Cette relation tripartite est extrêmement réglementée. Les contrats de travail doivent comporter des mentions obligatoires supplémentaires à celles imposées par la législation du droit du travail classique et leur rédaction est encadrée dans des délais stricts, sous peine de se voir requalifiés en contrat à durée indéterminés (Cour d’appel de Paris, 10 novembre 1998). Bien que ne supportant pas le contrat de travail, le producteur, client de l’agence, sera responsable des conditions d’exécution du contrat de travail en application de l’article L. 7123-18 du Code du travail.

Rémunération du mannequin
Concernant la rémunération, il convient de distinguer entre la rémunération due au mannequin en contrepartie de sa prestation proprement dite, qui est présumée être un salaire, et la rémunération due au mannequin à l'occasion de la vente ou de l'exploitation de l'enregistrement de sa présentation par l'employeur ou tout autre utilisateur, dès lors que sa présence physique n'est plus requise pour exploiter cet enregistrement et que cette rémunération n'est pas fonction du salaire reçu pour la production de sa présentation, mais est fonction du produit de la vente ou de l'exploitation de l'enregistrement. Cette rémunération n'est pas considérée comme un salaire et doit faire l’objet d’une convention séparée (article L. 7123-6 du code du travail). L'article 16-2 de la Convention collective nationale des mannequins ouvre la possibilité d'une rémunération forfaitaire du droit à l'image des mannequins lorsque «l'utilisateur ne peut déterminer exactement à l'avance les quantités définitives».
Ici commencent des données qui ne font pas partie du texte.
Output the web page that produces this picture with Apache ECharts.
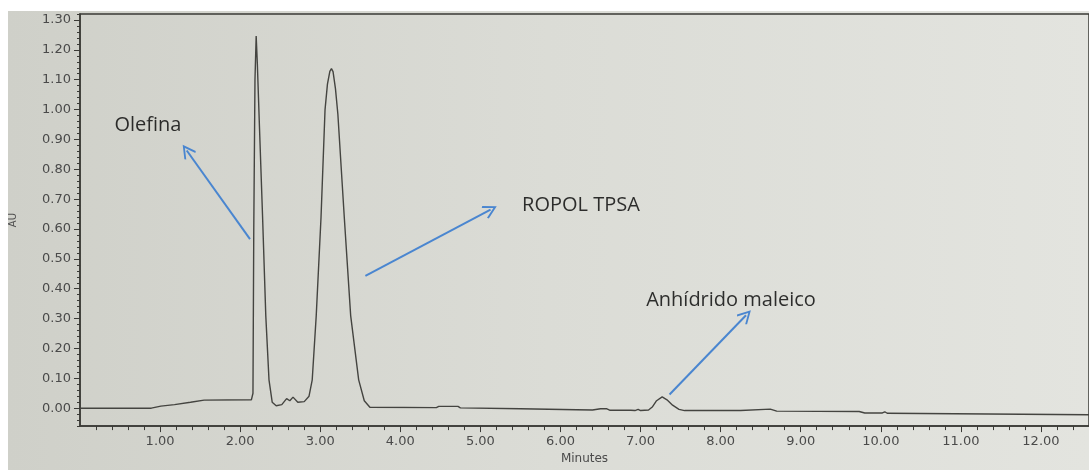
<!DOCTYPE html>
<html>
<head>
<meta charset="utf-8">
<script src="https://cdn.jsdelivr.net/npm/echarts@6/dist/echarts.min.js"></script>
<style>
  html, body { margin: 0; padding: 0; background: #fff; }
  #chart { width: 1089px; height: 470px; }
</style>
</head>
<body>
<div id="chart"></div>
<script>
const times = [0.00, 0.89, 1.01, 1.18, 1.38, 1.55, 2.14, 2.16, 2.17, 2.185, 2.20, 2.215, 2.24, 2.28, 2.32, 2.36, 2.40,
  2.45, 2.52, 2.58, 2.62, 2.66, 2.72, 2.80, 2.86, 2.90, 2.95, 3.01, 3.06, 3.09, 3.12, 3.14, 3.16, 3.19, 3.22, 3.30, 3.38, 3.48,
  3.55, 3.62, 4.45, 4.48, 4.72, 4.75, 5.50, 6.20, 6.40, 6.50, 6.58, 6.62, 6.88, 6.90, 6.93, 6.97, 7.00, 7.10, 7.15,
  7.20, 7.27, 7.33, 7.40, 7.48, 7.55, 8.25, 8.27, 8.62, 8.70, 9.73, 9.80, 10.02, 10.05, 10.08, 12.60];
const au = [0.000, 0.000, 0.007, 0.012, 0.020, 0.027, 0.028, 0.050, 0.600, 1.100, 1.246, 1.150, 0.950, 0.640, 0.310, 0.095, 0.020,
  0.008, 0.012, 0.032, 0.025, 0.037, 0.020, 0.022, 0.040, 0.095, 0.310, 0.640, 1.000, 1.085, 1.128, 1.137, 1.127, 1.070, 0.985, 0.640, 0.310, 0.095,
  0.025, 0.003, 0.002, 0.006, 0.006, 0.001, -0.002, -0.005, -0.006, -0.002, -0.002, -0.007, -0.007, -0.004, -0.008, -0.004, -0.008, -0.006, 0.005,
  0.025, 0.038, 0.028, 0.010, -0.004, -0.008, -0.008, -0.003, -0.003, -0.010, -0.011, -0.016, -0.016, -0.012, -0.017, -0.022];

const yTickLabels = [0.00, 0.10, 0.20, 0.30, 0.40, 0.50, 0.60, 0.70, 0.80, 0.90, 1.00, 1.10, 1.20, 1.30];
const xTickLabels = [1, 2, 3, 4, 5, 6, 7, 8, 9, 10, 11, 12];

// anotaciones
const noteNames = ['Olefina', 'ROPOL TPSA', 'Anhídrido maleico'];
const noteAt = [[0.43, 0.947], [5.52, 0.679], [7.07, 0.36]];
const arrowFrom = [[2.123, 0.566], [3.564, 0.443], [7.362, 0.046]];
const arrowTo = [[1.333, 0.863], [5.127, 0.665], [8.317, 0.311]];

const yMinorTicks = [];
for (let i = -3; i <= 66; i++) yMinorTicks.push(+(i * 0.02).toFixed(2));
const xMinorTicks = [];
for (let i = 1; i <= 63; i++) xMinorTicks.push(+(i * 0.2).toFixed(1));

const trace = times.map((t, i) => [t, au[i]]);
const notes = noteNames.map((n, i) => ({ name: n, value: noteAt[i] }));
const arrows = arrowFrom.map((a, i) => [{ coord: a }, { coord: arrowTo[i] }]);

const chevron = 'path://M0,0 L7,10 L5.6,11 L0,3 L-5.6,11 L-7,10 Z';
const axisFont = { fontFamily: 'DejaVu Sans', fontSize: 13, color: '#4a4a4a' };

const myChart = echarts.init(document.getElementById('chart'));
const option = {
  animation: false,
  backgroundColor: '#ffffff',
  graphic: [{
    type: 'rect',
    z: -10,
    silent: true,
    shape: { x: 8, y: 11, width: 1081, height: 459 },
    style: {
      fill: new echarts.graphic.LinearGradient(0, 0, 1, 0, [
        { offset: 0, color: '#cfd0c9' },
        { offset: 0.5, color: '#dbdcd6' },
        { offset: 1, color: '#e3e4df' }
      ])
    }
  }],
  grid: {
    left: 78, top: 14, right: -10, bottom: 35,
    show: true,
    borderColor: '#3a3a36',
    borderWidth: 1.5,
    backgroundColor: 'transparent'
  },
  xAxis: [{
    type: 'value',
    min: 0, max: 12.6,
    name: 'Minutes',
    nameLocation: 'middle',
    nameGap: 26,
    nameTextStyle: { fontFamily: 'DejaVu Sans', fontSize: 12, color: '#4a4a4a' },
    axisLine: { show: true, onZero: false, lineStyle: { color: '#3a3a36', width: 1.5 } },
    axisTick: { show: true, customValues: xTickLabels, length: 6, lineStyle: { color: '#3a3a36' } },
    axisLabel: Object.assign({ customValues: xTickLabels, margin: 9, formatter: v => v.toFixed(2) }, axisFont),
    splitLine: { show: false }
  }, {
    type: 'value',
    min: 0, max: 12.6,
    position: 'bottom',
    axisLine: { show: true, onZero: false, lineStyle: { color: 'rgba(0,0,0,0)' } },
    axisTick: { show: true, customValues: xMinorTicks, length: 4, lineStyle: { color: '#3a3a36' } },
    axisLabel: { show: false },
    splitLine: { show: false }
  }],
  yAxis: [{
    type: 'value',
    min: -0.06, max: 1.32,
    name: 'AU',
    nameLocation: 'middle',
    nameRotate: 90,
    nameGap: 62,
    nameTextStyle: { fontFamily: 'DejaVu Sans', fontSize: 10, color: '#505050' },
    axisLine: { show: true, onZero: false, lineStyle: { color: '#3a3a36', width: 1.5 } },
    axisTick: { show: true, customValues: yTickLabels, length: 6, lineStyle: { color: '#3a3a36' } },
    axisLabel: Object.assign({ customValues: yTickLabels, margin: 9, formatter: v => v.toFixed(2) }, axisFont),
    splitLine: { show: false }
  }, {
    type: 'value',
    min: -0.06, max: 1.32,
    position: 'left',
    axisLine: { show: true, onZero: false, lineStyle: { color: 'rgba(0,0,0,0)' } },
    axisTick: { show: true, customValues: yMinorTicks, length: 3, lineStyle: { color: '#3a3a36' } },
    axisLabel: { show: false },
    splitLine: { show: false }
  }],
  series: [{
    name: 'AU',
    type: 'line',
    data: trace,
    showSymbol: false,
    symbol: 'none',
    lineStyle: { color: '#444440', width: 1.4 },
    silent: true
  }, {
    name: 'notas',
    type: 'scatter',
    data: notes,
    symbolSize: 0,
    silent: true,
    label: {
      show: true,
      position: 'right',
      distance: 0,
      formatter: p => p.name,
      fontFamily: 'Open Sans',
      fontSize: 20,
      color: '#000000'
    },
    markLine: {
      silent: true,
      symbol: ['none', chevron],
      symbolSize: 14,
      label: { show: false },
      lineStyle: { color: '#4a86d0', width: 2, type: 'solid' },
      emphasis: { disabled: true },
      data: arrows
    }
  }]
};
myChart.setOption(option);
</script>
</body>
</html>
A ce titre, la cession de droits d’exploitation de photographies faites à une agence - ou une entreprise d’édition ou de communication -n’autorise pas un tiers à les publier, sans l’accord express du mannequin, ni contrat de cession valablement passé entre l’entreprise disposant des droits d’exploitation, avec le tiers qui publie les clichés. Mais, « aucune disposition légale ou réglementaire ne prévoit au profit d’un mannequin professionnel une rémunération proportionnelle à l’exploitation de son image » (Cass. 1ère civ., 11 déc. 2008, n° 07-19.494, D, rejet, CA Paris, 6 juin 2007).
Les autres règles régissant les relations mannequin/agences prévus par la convention collective concernent, pêle mêle, les droits d’information mutuels, l’obligation de visite médicale préalable, le respect des durées maximales d’emploi, l’égalité entre mannequins français et étrangers, l’égalité entre mannequins hommes et femmes, la protection des mannequins enfants, les rémunérations minimales.
Les entreprises du secteur de la mode et des médias ne doivent pas méconnaître la législation minutieuse qui s’applique aux mannequins, sous peine de risquer une requalification en contrat à durée indéterminée lourde de conséquences.